Fed's Kashkari favors higher capital requirements, smaller banks

Minneapolis Fed President Neel Kashkari speaks during an interview at Reuters in New York February 17, 2016. REUTERS/Brendan McDermid (Reuters)

(Reuters) - Minneapolis Federal Reserve Bank President Neel Kashkari on Monday doubled down on his call for reforms to the U.S. banking system, saying that failing to make changes could leave taxpayers on the hook for big bank bailouts in any future financial crisis.

"I agree that many current reform efforts are headed in the right direction, particularly those that make banks stronger with additional capital, deeper liquidity and stress testing," Kashkari said. "But I am not sure those measures go far enough."

Kashkari, who during the financial crisis ran the government's $700 billion bank bailout program, has been campaigning for solutions to the nation's "too big to fail" big bank problem since shortly after taking his post at the Fed's smallest regional bank in January.

His efforts have been applauded by some fellow policymakers, but Fed leaders in Washington and some regional Fed bank presidents have not signed on to his ideas, saying that current efforts are already getting results.

Last week, for instance, U.S. regulators rejected the wind-down plans of five of eight large U.S. banks, saying the plans need revisions or the banks will face sanctions.

But to Kashkari, more needs to be done while hardships of the financial crisis are still a recent public memory.

Earlier this month Kashkari gathered bankers, regulators and scholars for a symposium to consider a range of solutions, the first of several promised gatherings he wants to use to generate a blueprint for reform by the end of the year.

On Monday, in remarks delivered to delivered to the Minnesota Chamber of Commerce in Minneapolis, Kashkari gave an update on his findings.

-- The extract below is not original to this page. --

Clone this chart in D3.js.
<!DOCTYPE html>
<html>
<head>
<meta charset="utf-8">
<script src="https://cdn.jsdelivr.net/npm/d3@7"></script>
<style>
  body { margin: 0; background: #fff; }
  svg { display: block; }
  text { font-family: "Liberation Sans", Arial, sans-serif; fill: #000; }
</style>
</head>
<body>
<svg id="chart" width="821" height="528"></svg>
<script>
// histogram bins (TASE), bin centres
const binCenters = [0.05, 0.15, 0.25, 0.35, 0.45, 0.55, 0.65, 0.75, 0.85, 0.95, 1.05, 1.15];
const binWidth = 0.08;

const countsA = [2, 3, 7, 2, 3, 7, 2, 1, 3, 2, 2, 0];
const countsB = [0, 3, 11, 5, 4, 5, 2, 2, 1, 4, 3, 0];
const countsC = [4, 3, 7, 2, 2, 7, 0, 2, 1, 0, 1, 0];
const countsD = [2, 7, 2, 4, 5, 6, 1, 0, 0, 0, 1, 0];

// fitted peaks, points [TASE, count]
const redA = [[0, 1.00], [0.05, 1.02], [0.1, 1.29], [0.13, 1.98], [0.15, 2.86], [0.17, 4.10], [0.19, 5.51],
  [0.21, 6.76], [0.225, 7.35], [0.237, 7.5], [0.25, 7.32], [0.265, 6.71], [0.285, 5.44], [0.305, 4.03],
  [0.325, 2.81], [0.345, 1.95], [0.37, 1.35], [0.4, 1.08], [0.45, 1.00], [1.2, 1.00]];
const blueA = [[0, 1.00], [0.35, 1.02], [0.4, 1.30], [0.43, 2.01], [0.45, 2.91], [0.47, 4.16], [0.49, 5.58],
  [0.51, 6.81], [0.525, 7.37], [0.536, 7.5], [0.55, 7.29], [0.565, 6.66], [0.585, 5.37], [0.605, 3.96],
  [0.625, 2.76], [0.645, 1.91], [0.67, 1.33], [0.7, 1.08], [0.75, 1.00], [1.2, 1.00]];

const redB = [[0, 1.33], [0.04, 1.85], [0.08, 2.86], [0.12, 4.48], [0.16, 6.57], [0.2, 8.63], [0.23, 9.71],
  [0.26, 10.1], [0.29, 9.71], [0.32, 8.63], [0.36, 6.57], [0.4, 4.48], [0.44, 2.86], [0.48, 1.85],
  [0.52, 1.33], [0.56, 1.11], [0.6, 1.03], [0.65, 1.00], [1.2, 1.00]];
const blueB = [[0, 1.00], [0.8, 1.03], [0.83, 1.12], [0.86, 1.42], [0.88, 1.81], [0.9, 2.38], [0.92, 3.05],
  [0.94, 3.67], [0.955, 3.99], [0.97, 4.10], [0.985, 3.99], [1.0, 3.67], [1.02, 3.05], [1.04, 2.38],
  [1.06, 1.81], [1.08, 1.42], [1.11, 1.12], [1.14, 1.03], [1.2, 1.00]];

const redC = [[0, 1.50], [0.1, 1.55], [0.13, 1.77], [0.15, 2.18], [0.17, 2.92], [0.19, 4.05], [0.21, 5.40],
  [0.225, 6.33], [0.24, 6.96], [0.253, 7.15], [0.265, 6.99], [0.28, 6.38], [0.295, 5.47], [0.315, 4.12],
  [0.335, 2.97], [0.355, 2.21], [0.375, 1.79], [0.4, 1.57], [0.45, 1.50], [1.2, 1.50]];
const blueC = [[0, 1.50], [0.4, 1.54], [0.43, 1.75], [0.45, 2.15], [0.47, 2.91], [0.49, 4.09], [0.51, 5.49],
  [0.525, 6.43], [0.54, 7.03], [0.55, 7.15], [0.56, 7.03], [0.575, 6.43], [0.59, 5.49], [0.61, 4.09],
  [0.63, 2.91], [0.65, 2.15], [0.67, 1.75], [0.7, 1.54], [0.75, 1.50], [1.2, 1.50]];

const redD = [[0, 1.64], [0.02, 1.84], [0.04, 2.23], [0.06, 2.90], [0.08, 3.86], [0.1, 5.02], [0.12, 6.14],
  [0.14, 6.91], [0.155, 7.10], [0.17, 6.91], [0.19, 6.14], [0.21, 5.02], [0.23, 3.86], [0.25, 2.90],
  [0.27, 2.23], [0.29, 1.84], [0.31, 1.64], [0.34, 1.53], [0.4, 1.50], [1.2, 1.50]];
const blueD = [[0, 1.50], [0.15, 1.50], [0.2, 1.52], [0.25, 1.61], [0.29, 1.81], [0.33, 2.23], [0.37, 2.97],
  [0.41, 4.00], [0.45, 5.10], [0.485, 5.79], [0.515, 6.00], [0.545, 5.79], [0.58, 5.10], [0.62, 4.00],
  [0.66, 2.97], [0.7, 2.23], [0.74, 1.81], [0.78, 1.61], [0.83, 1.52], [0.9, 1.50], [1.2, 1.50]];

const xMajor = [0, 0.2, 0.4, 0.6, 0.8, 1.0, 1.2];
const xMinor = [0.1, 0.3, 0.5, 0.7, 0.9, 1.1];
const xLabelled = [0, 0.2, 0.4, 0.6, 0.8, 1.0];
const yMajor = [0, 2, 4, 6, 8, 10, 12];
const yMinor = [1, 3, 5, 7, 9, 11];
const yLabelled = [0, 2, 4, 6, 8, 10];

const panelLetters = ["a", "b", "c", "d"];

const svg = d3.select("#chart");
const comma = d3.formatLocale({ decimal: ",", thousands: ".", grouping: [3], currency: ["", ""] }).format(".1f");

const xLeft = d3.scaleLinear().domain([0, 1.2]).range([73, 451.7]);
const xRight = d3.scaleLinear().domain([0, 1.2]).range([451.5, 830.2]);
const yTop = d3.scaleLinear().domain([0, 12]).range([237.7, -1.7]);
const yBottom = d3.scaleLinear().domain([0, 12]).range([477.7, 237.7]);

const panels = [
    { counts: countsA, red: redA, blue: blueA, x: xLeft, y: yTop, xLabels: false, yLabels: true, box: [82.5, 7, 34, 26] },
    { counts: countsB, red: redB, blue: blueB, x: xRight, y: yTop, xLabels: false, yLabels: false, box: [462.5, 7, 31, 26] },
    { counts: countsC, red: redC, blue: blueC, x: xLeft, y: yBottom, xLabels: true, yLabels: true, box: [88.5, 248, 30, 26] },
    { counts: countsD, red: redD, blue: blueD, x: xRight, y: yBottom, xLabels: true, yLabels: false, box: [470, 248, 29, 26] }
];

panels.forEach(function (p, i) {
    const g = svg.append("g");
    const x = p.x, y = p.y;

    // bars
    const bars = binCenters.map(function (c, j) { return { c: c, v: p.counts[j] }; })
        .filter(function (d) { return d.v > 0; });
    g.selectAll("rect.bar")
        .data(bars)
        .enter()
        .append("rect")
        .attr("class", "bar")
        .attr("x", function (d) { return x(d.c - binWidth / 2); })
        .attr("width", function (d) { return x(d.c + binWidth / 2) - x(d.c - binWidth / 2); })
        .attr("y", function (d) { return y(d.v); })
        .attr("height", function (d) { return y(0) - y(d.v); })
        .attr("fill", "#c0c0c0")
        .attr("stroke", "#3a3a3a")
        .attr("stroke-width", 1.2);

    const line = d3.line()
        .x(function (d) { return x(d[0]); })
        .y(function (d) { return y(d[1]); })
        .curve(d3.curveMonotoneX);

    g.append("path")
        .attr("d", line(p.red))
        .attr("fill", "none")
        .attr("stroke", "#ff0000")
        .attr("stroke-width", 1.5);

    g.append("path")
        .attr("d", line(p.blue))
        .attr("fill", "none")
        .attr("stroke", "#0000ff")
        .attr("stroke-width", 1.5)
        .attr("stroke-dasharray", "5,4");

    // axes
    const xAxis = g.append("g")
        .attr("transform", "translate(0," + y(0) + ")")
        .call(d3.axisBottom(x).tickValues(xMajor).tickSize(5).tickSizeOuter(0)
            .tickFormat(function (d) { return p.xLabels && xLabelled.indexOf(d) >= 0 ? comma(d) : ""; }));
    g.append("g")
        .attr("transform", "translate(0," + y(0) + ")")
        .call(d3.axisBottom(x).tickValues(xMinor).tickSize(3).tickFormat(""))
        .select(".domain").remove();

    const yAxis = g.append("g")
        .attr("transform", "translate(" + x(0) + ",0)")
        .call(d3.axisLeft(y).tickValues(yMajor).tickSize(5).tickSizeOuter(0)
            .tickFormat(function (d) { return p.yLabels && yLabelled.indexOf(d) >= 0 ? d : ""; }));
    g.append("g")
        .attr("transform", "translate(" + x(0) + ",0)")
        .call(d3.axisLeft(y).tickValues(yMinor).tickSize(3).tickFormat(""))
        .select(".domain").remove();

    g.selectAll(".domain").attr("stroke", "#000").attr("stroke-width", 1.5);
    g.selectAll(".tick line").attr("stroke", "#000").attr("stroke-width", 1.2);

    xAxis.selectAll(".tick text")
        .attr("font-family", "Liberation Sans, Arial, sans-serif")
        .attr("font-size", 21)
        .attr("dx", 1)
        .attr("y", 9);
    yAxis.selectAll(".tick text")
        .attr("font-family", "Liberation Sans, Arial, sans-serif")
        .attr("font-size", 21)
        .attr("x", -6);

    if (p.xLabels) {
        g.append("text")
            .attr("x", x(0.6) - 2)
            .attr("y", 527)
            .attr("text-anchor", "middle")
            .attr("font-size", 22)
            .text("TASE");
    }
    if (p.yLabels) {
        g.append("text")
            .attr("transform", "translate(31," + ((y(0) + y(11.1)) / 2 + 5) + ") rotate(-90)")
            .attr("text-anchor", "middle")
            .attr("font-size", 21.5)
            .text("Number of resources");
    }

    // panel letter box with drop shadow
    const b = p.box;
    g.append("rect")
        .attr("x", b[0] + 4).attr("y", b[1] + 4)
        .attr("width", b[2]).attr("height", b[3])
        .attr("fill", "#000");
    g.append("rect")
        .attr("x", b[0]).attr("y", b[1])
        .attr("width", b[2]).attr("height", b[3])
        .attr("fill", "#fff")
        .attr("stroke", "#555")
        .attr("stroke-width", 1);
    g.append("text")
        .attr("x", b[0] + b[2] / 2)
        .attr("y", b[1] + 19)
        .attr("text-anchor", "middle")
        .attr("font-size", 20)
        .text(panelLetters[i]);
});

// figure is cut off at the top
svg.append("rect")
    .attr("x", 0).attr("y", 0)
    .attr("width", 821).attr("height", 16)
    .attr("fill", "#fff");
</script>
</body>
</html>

Among the most compelling proposals, he said, are higher capital requirements for large U.S. banks, and new rules that would incentivize large financial institutions to break themselves up into smaller firms.

"Increasing common equity to assets ... seems the simplest and potentially the most powerful in terms of safety and soundness," Kashkari said. "If all of the largest banks had enough capital that investors were confident in their strength, even during an economic shock, such concerns about shared risks could be substantially reduced."

Kashkari also said he continues to think that breaking up large banks will make the financial system safer, but suggested that the design of the breakup could be left to the banks themselves.

"I believe that given sufficient incentive, banks would be able to restructure themselves," he said.